Blair rejects Elgin Marbles return
ATHENS, Greece -- British Prime Minister Tony Blair has rejected demands by Greece for the return of ancient sculptures removed from the Parthenon 200 years ago.
Commonly known as the Elgin Marbles, the sculptures that decorated the Parthenon were taken by Lord Elgin, Britain's ambassador to the Ottoman Empire, and are now housed in the British Museum.
"The marbles belong to the British Museum ... which does not intend to return any part of the collection to its country of origin," Blair said in an interview being published on Sunday in the Athens daily newspaper To Vima.
The collection has been the subject of a decades-long diplomatic dispute between Britain and Greece.
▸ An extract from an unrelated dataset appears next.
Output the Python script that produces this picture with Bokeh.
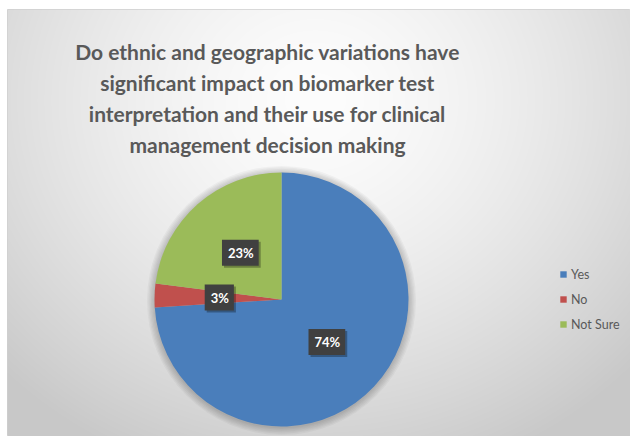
import numpy as np
from bokeh.plotting import figure
from bokeh.models import Range1d, ColumnDataSource, Legend, LegendItem
from bokeh.core.properties import value
from bokeh.embed import file_html
from bokeh.resources import INLINE

# ---- data ----
categories = ["Yes", "No", "Not Sure"]
percents = [74, 3, 23]
colors = ["#4a7ebb", "#c0504d", "#9bbb59"]
title_lines = [
    "Do ethnic and geographic variations have",
    "significant impact on biomarker test",
    "interpretation and their use for clinical",
    "management decision making",
]

# ---- layout (page-pixel based; data y = 436 - page y) ----
FW, FH = 630, 436
BL, BT = 7, 9
W, H = FW - BL, FH - BT
CX, CY = 281, 436 - 299
R = 127

p = figure(width=FW, height=FH, x_range=Range1d(BL, FW), y_range=Range1d(0, H),
           output_backend="svg", toolbar_location=None,
           min_border_left=BL, min_border_top=BT, min_border_right=0,
           min_border_bottom=0)
p.axis.visible = False
p.grid.visible = False
p.outline_line_color = "#d0d0d0"
p.background_fill_color = "#e6e6e6"
p.border_fill_color = "#ffffff"

# background radial gradient (decorative)
jj, ii = np.meshgrid(np.arange(W), np.arange(H))
px = BL + jj + 0.5
py = FH - ii - 0.5
rr = np.sqrt(((px - 315) / 420.0) ** 2 + ((py - 100) / 380.0) ** 2)
v = np.clip(253 - 50 * rr ** 1.5, 200, 253).astype(np.uint8)
img = np.empty((H, W), dtype=np.uint32)
view = img.view(dtype=np.uint8).reshape((H, W, 4))
view[:, :, 0] = v
view[:, :, 1] = v
view[:, :, 2] = v
view[:, :, 3] = 255
p.image_rgba(image=[img], x=BL, y=0, dw=W, dh=H)

# soft shadow around the pie
for k in range(6):
    p.circle(x=CX, y=CY - 1, radius=R + 1 + k * 1.3, fill_color="#000000",
             fill_alpha=0.035, line_color=None)

# ---- pie ----
frac = np.array(percents) / sum(percents)
cum = np.concatenate([[0], np.cumsum(frac)])
start = np.pi / 2 - 2 * np.pi * cum[:-1]
end = np.pi / 2 - 2 * np.pi * cum[1:]
wedges = []
for i in range(len(categories)):
    w = p.wedge(x=CX, y=CY, radius=R, start_angle=start[i], end_angle=end[i],
                direction="clock", fill_color=colors[i], line_color=None)
    wedges.append(w)

# data labels
mid = (cum[:-1] + cum[1:]) / 2 * 2 * np.pi
lx = CX + 0.49 * R * np.sin(mid)
ly = CY + 0.49 * R * np.cos(mid)
labels = [f"{v}%" for v in percents]
lsrc = ColumnDataSource(dict(x=lx, y=ly, t=labels))
pad = [6, 5, 5, 5]
p.text(x="x", y="y", text="t", source=lsrc, x_offset=2, y_offset=2,
       text_align="center", text_baseline="middle", text_alpha=0,
       text_font=value("Lato"), text_font_style="bold", text_font_size="13px",
       background_fill_color="#000000", background_fill_alpha=0.3,
       padding=pad)
p.text(x="x", y="y", text="t", source=lsrc,
       text_align="center", text_baseline="middle", text_color="#ffffff",
       text_font=value("Lato"), text_font_style="bold", text_font_size="13px",
       background_fill_color="#404040", background_fill_alpha=1,
       padding=pad)

# title
baselines = [436 - b for b in [50.7, 81.7, 112.7, 143.7]]
tsrc = ColumnDataSource(dict(x=[267] * 4, y=baselines, t=title_lines))
p.text(x="x", y="y", text="t", source=tsrc, text_align="center",
       text_baseline="alphabetic", text_color="#595959",
       text_font=value("Lato"), text_font_style="bold", text_font_size="21px")

# legend
legend = Legend(items=[LegendItem(label=categories[i], renderers=[wedges[i]])
                       for i in range(len(categories))],
                location=(552, 102), orientation="vertical",
                padding=0, margin=0, spacing=5, label_height=20,
                glyph_height=8, glyph_width=8, label_standoff=4,
                label_text_font="Lato", label_text_font_size="12.5px",
                label_text_color="#595959", background_fill_alpha=0,
                border_line_color=None)
p.add_layout(legend, "center")

open("out.html", "w").write(file_html(p, INLINE))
Athens is pressing for their return by 2004, when the city will host the Olympic Games, and is planning to build a museum in the centre of the capital to house them.
Blair held talks in London with Greek Premier Costas Simitis on Tuesday.
Blair told To Vima: "One should consider the fact that six million people visit the British Museum every year and they can appreciate the beauty of the Parthenon Sculptures and Greece's special contribution to world civilisation."
The sculptures, which adorned the Parthenon temple, built in Athens in the 5th century BC, include frieze panels, pediment sculptures and statues.
Around half the marbles remain in Athens.
Earlier this year Hollywood actor Sir Sean Connery called for the return of the Parthenon Marbles to their "rightful place" in time for the 2004 Olympic Games.
During a visit to Greece in January, the star told Greek Culture Minister Evangelos Venizelos he was "confident that the British government will change its position."
A month earlier, Greece's ambassador to the UK turned down an invitation to a dinner marking the British Museum's £100 million redevelopment.
Alexandros Sandis declined the invitation because a gallery which houses the sculptures was being used for the dinner.